■ MATERIAL FOR THE TASK ■
....................

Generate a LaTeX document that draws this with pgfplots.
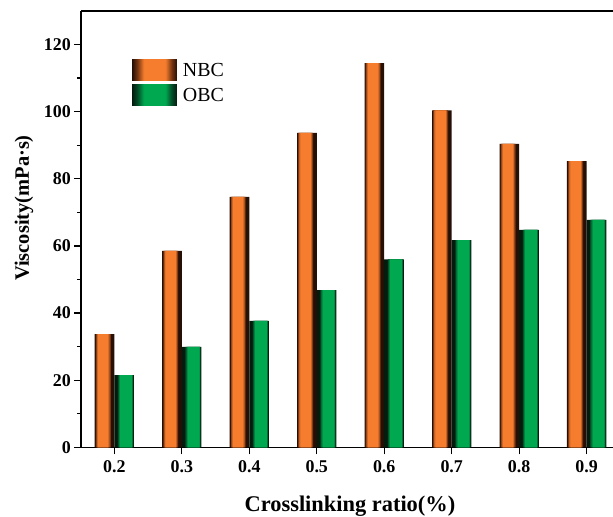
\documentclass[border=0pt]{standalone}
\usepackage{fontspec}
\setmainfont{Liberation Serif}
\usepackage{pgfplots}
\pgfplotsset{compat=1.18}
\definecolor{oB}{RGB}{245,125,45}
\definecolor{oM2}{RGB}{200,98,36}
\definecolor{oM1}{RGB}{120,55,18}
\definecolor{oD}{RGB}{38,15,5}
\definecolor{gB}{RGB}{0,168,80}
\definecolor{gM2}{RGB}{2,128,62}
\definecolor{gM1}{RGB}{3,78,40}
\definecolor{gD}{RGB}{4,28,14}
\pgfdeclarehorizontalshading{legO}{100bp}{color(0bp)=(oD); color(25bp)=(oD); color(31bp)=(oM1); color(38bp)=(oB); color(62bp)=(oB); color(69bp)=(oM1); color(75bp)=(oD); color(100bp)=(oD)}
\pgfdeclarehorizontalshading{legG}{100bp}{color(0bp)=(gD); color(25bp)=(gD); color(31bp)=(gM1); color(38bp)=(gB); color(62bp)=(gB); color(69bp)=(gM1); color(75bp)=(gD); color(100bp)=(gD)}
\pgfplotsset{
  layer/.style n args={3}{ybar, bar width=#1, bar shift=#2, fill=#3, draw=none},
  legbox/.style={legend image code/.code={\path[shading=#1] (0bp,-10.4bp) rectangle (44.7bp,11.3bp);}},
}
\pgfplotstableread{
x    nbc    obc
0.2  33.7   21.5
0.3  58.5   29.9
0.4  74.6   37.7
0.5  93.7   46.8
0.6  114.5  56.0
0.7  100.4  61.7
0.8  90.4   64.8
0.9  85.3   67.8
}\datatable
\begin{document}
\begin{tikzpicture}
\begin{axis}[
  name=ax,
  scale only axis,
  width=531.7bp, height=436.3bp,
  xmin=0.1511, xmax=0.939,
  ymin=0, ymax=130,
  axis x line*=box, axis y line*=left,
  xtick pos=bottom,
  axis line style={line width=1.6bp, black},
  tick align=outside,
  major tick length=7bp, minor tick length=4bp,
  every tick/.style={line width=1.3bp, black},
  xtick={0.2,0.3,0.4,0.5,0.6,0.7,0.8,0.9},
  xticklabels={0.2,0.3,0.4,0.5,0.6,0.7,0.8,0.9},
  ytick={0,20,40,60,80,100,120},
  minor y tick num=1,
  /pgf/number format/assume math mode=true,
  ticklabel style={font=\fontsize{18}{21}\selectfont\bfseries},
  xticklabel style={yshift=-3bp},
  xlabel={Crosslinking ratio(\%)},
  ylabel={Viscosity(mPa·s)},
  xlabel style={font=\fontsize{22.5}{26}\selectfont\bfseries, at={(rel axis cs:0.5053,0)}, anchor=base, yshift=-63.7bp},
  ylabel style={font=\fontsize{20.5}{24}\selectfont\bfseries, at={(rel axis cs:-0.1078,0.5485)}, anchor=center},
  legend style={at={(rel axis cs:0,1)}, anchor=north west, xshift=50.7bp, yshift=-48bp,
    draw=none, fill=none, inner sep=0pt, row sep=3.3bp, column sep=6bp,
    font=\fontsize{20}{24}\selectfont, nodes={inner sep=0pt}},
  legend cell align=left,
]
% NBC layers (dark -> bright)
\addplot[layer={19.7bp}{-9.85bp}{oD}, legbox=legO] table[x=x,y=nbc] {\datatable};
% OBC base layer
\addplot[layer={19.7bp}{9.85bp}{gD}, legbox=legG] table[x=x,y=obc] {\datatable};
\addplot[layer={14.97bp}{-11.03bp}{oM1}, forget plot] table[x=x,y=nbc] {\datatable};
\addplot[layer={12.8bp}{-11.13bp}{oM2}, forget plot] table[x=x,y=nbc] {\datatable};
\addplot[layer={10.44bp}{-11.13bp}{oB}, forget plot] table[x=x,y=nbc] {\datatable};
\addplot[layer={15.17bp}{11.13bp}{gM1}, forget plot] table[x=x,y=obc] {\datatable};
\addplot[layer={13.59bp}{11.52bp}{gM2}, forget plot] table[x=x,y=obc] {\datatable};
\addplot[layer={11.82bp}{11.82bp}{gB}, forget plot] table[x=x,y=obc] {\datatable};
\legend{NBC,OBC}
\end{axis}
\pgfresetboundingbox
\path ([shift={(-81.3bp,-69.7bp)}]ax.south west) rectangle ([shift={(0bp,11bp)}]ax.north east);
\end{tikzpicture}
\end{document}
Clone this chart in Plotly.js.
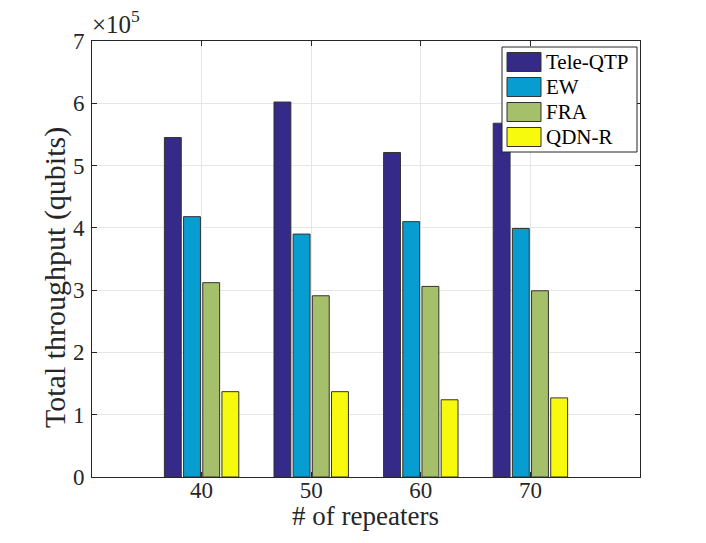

....................

■ PROBLEM DETAILS ■
Copy out every line holding the string "this".

■ SOLUTION ■
Generate a LaTeX document that draws this with pgfplots.
Clone this chart in Plotly.js.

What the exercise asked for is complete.